-- Begin Exercise data --
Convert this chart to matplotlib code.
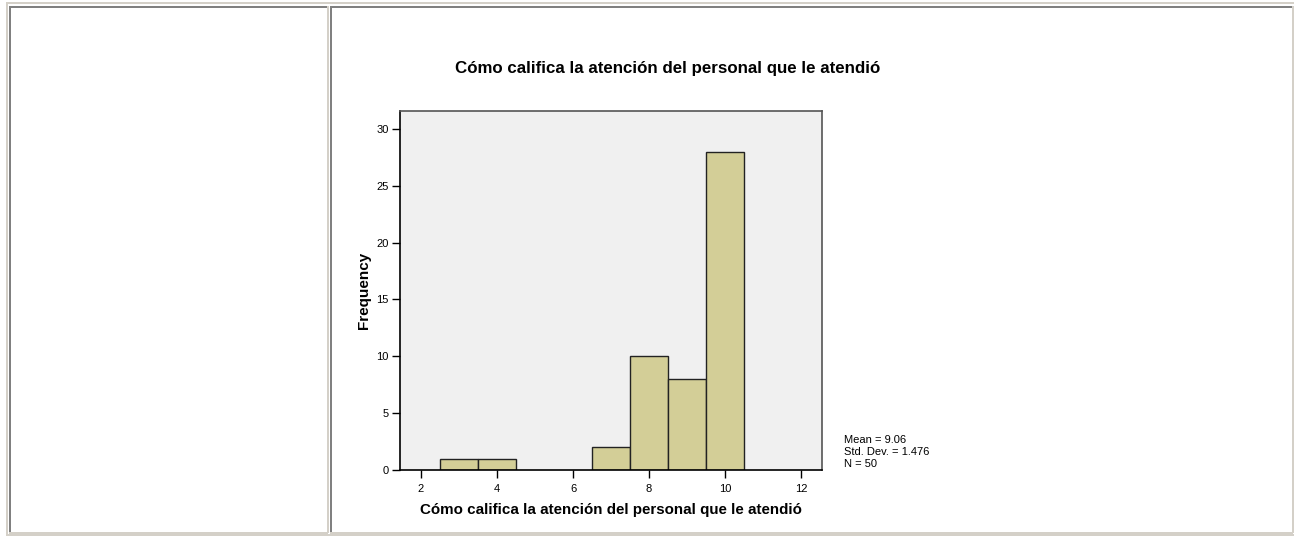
-- End Exercise data --
-- Begin Exercise data --
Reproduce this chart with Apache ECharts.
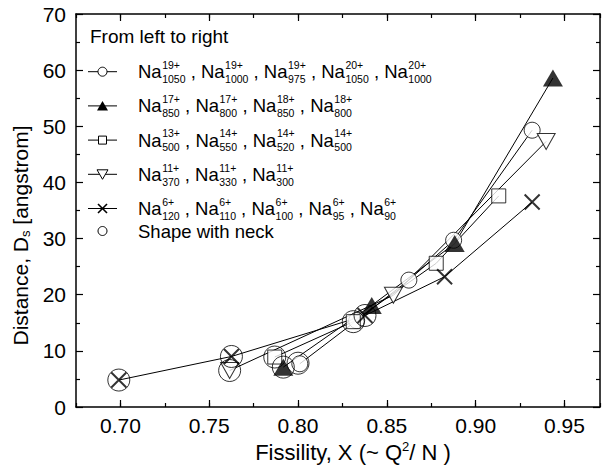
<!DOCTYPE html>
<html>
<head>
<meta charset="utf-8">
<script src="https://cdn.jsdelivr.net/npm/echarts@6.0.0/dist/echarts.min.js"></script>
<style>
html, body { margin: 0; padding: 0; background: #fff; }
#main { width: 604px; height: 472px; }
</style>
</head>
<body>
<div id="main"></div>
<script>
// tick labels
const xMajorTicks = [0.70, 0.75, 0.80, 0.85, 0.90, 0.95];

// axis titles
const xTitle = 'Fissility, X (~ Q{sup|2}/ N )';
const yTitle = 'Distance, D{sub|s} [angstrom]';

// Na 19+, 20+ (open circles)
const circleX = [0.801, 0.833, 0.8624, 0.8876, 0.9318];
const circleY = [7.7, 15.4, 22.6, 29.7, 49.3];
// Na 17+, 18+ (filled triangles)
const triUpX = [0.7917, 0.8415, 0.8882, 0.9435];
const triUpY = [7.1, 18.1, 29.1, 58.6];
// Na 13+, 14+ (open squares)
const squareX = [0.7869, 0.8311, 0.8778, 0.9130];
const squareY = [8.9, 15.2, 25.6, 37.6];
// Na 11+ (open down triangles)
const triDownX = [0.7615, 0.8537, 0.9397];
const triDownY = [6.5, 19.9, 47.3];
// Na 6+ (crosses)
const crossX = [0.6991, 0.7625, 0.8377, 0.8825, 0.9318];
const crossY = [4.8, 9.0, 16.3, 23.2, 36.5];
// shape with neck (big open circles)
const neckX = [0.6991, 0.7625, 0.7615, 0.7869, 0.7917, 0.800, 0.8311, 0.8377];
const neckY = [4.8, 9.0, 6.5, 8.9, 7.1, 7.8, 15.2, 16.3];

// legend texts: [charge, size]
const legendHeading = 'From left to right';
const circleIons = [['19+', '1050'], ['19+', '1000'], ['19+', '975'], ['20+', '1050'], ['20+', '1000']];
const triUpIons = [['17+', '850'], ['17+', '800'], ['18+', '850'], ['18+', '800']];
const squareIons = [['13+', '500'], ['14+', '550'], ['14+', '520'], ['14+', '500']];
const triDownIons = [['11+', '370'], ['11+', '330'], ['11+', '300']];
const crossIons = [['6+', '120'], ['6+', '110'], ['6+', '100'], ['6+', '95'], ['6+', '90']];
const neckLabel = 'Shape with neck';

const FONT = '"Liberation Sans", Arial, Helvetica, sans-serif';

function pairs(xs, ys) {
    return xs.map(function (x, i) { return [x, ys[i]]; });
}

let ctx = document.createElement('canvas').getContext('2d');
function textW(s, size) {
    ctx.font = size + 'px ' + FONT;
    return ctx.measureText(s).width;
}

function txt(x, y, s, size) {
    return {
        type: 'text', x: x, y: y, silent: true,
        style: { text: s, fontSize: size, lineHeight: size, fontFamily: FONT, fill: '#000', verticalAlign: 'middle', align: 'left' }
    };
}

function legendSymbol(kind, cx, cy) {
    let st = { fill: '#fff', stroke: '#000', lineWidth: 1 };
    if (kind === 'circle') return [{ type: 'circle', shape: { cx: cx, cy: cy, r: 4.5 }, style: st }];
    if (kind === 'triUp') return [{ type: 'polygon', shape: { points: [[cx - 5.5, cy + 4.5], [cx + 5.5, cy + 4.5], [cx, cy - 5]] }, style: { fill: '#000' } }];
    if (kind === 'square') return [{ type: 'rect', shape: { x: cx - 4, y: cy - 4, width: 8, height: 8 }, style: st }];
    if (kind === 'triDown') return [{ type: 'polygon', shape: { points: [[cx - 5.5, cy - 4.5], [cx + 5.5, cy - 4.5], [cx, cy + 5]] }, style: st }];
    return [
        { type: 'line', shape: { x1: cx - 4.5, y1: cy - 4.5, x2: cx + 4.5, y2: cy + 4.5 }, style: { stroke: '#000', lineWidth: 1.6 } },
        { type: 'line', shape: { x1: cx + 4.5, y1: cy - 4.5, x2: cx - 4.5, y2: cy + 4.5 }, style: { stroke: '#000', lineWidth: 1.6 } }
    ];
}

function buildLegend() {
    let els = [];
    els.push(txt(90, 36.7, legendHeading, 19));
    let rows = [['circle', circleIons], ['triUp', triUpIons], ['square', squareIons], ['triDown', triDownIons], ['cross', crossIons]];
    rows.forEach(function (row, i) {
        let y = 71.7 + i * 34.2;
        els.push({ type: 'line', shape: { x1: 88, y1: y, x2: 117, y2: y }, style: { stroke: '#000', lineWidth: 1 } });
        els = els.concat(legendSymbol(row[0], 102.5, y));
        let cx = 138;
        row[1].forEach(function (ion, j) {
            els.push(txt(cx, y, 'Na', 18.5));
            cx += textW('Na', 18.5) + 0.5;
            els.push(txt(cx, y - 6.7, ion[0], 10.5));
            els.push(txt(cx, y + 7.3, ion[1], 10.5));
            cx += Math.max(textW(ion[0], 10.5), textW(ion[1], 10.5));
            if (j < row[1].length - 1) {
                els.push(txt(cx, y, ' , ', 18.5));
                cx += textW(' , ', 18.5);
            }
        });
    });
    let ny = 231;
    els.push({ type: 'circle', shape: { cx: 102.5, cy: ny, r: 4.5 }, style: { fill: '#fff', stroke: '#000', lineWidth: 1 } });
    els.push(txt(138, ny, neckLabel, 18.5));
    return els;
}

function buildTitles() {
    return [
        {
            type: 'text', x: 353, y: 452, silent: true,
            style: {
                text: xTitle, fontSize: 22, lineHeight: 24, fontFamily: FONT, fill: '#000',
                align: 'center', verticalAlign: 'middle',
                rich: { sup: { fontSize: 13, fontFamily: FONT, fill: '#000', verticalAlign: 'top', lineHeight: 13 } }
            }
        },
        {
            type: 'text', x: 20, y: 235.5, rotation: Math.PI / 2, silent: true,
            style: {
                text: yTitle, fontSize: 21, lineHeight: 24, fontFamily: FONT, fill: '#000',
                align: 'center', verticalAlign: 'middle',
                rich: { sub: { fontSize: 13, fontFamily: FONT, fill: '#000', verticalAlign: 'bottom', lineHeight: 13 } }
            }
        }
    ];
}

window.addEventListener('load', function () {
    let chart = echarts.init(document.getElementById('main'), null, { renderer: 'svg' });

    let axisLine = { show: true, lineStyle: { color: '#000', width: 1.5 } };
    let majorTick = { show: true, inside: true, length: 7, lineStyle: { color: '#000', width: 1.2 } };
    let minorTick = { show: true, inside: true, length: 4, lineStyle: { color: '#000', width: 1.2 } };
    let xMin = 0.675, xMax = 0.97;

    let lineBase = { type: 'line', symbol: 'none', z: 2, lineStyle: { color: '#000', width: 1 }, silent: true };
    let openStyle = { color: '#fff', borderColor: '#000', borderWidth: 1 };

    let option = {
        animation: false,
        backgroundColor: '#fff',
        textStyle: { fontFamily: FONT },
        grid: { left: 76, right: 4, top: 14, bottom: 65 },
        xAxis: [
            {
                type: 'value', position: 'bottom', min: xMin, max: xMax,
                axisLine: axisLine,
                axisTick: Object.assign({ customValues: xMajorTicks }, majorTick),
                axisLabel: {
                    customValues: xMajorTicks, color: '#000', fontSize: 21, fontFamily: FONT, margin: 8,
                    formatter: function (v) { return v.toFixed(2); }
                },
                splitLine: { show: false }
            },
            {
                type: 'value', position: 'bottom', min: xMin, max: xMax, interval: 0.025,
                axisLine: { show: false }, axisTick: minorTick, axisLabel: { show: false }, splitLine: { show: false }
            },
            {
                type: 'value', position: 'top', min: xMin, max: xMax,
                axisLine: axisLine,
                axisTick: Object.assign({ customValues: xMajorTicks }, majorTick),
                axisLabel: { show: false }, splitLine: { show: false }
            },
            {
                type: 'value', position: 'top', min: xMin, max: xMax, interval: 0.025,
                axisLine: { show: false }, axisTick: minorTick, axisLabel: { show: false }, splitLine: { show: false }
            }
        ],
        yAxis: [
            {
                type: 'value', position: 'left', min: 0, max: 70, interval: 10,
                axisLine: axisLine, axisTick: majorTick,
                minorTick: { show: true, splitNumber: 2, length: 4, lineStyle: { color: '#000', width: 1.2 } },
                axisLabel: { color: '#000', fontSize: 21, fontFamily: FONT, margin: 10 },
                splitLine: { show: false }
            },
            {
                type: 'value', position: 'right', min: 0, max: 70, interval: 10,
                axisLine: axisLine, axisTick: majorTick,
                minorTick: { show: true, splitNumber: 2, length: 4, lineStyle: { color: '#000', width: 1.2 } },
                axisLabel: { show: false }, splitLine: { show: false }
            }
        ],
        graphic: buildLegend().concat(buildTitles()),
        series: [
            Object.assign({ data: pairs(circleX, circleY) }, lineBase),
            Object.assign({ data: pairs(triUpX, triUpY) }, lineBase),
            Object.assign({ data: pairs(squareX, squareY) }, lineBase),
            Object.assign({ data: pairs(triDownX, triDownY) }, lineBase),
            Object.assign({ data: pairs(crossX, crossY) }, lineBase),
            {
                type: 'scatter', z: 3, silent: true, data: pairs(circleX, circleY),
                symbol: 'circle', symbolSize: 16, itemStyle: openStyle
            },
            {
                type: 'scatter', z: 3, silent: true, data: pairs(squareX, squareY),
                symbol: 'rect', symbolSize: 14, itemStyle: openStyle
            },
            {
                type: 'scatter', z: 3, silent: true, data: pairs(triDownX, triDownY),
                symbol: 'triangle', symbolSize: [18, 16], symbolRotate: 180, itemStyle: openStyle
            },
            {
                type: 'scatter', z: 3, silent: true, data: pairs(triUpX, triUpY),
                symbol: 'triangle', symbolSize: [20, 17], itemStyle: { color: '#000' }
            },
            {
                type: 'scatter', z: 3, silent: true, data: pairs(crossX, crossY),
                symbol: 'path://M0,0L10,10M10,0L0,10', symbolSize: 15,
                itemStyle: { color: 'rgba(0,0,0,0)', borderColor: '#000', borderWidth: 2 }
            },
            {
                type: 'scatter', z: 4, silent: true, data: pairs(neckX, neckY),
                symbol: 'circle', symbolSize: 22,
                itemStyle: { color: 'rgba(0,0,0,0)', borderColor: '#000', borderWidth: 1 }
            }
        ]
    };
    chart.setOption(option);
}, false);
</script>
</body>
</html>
-- End Exercise data --
Short task: In the records above, collect each line with "this".

Response to the task:
Convert this chart to matplotlib code.
Reproduce this chart with Apache ECharts.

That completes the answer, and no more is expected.